Puranas contain genuine historical tradition which also finds corroboration in archaeology. R. Morton Smith is perfectly correct in stating that “ . . . . . . the Purana makes a good historical sense consistent with the idea of archaeology.”

The Janapadas mentioned in the Puranas include Kuru, Pancala, Kasi, Kosala, Surasena and Matsya of Madhyadesa, Bahlika, Gandhara, Kamboja, Sindh, Sauvira (northern part of Sindh), Madraka (northern part of the Punjab) Kashmir, the Sakas, Tusaras, Cinas, Kiratas, Pahlavas (Persians) and Ambasthas of Uttarapatha (north-western region), Anga, Banga, Pragjyotisa or Kamarupa, Pundra, Videha (Mithila), Magadha and Tamralipti of Pracyadesa (eastern region), the Pandyas, Keralas, Colas, Musikas, Sabaras, Pulindas, Mahisaka (Mysore), Kalinga (southern part of Orissa) and Asmaka (toushern part of Maharastra) of Daksinapatha (southern region), Avanti, Vidisa, Tripura, Dasarna and Bhojas of Vindhyan region and the Kiratas, Khasas, Dardas, Malawas and Trigarttas of mountain region.

  • Socio-Political and administrative history of Northern India

The Puranas throw a good deal of light on the evolution of kingship, emergence of the state and its seven constituent elements (based on the saptanga theory), inter-state relations, administrative organization (local, judicial, civil and military administration), revenue system, etc.
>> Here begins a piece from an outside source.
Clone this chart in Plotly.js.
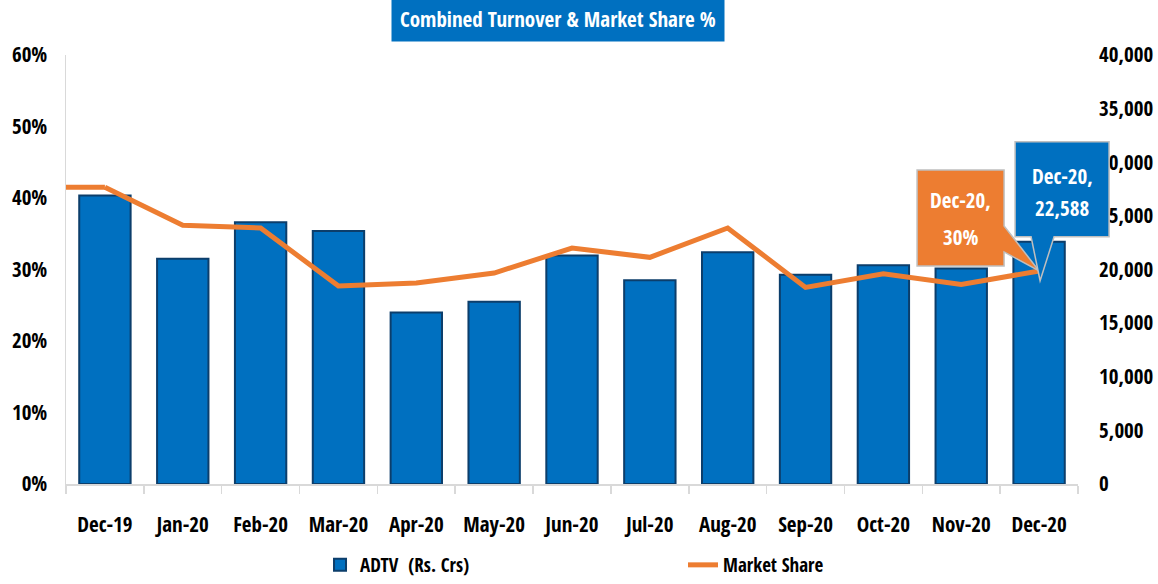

The data concerned have their own value in the realm of study of ancient Indian polity and administration.

The Puranic descriptions of socio-religious life of the people with references to the varnasrama dharma (four-fold stages of life), caste system, Saiva, Sakti and Vaisnava cults of Hinduism, etc. have considerably historical value.

Several broken chains in the political and cultural history of ancient India can be restored back with the help of the historical data contained in the Puranas.

  • Conclusion

There was no poverty of historical knowledge and no dearth of historical works in ancient India. The works produced as a whole throw light on various aspects of ancient Indian history and culture. The view held by some scholars that the regular historical works on the part of the Hindus has long been a desideratum is not tenable. The Itihasa-Purana tradition, Vedic and Puranic, traditions of historical writings indeed provides a vast corpus of historical information on ancient Indian history and nullify the hypotheses opposing historical sense of ancient Indians.